Vous remettez en cause l’amende civile considérant que sa légalité serait incertaine et sa proportionnalité douteuse. Or le Conseil constitutionnel lui-même a pu, dans d’autres cas, notamment en droit de la concurrence, estimer que la proportionnalité était acceptable. Le montant plafond de 10 millions d’euros n’est qu’un plafond : seul le juge aura la charge de déterminer le niveau de l’amende.

Cessez donc de diaboliser ce texte ! Il représente une avancée à la fois ambitieuse et raisonnée pour que notre pays, comme dans d’autres domaines et à d’autres époques – je pense à l’abolition de l’esclavage –, éclaire le chemin vers une plus grande responsabilité sociétale des entreprises à l’échelle européenne.

C’est d’une conception de la mondialisation que nous parlons, celle de la place que l’on donne au respect des droits de l’homme, c’est une bataille que nous menons pour mettre fin à des formes modernes d’esclavage !

Pour terminer, monsieur le ministre, sans revenir sur l’urgence qui s’attache au vote de ce texte, je souhaite que soit précisé le calendrier devant nous amener à son adoption définitive et à la parution du décret qui permettra son application. Nous souhaitons que vous usiez de toutes vos prérogatives pour convoquer le plus rapidement possible une commission mixte paritaire.

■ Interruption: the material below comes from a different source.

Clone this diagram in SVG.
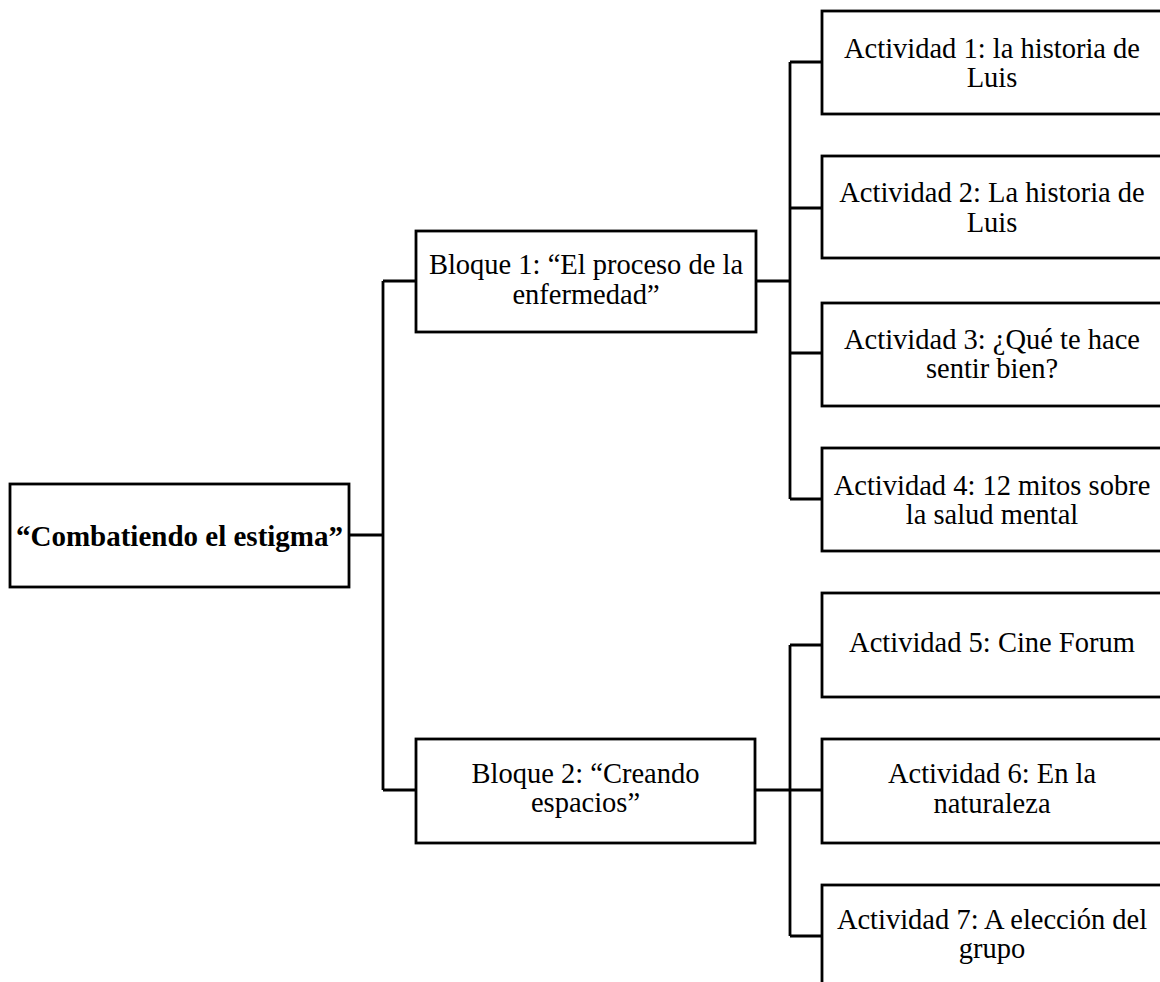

L’adoption de ce texte marquera cette législature, rappelant que nous sommes fidèles aux valeurs humanistes de la France et que, sous notre majorité, notre pays assume ses responsabilités pour éclairer le chemin vers un nouvel âge de la mondialisation ! (Applaudissements sur les travées du groupe socialiste et républicain, du groupe CRC, du groupe écologiste et du RDSE.)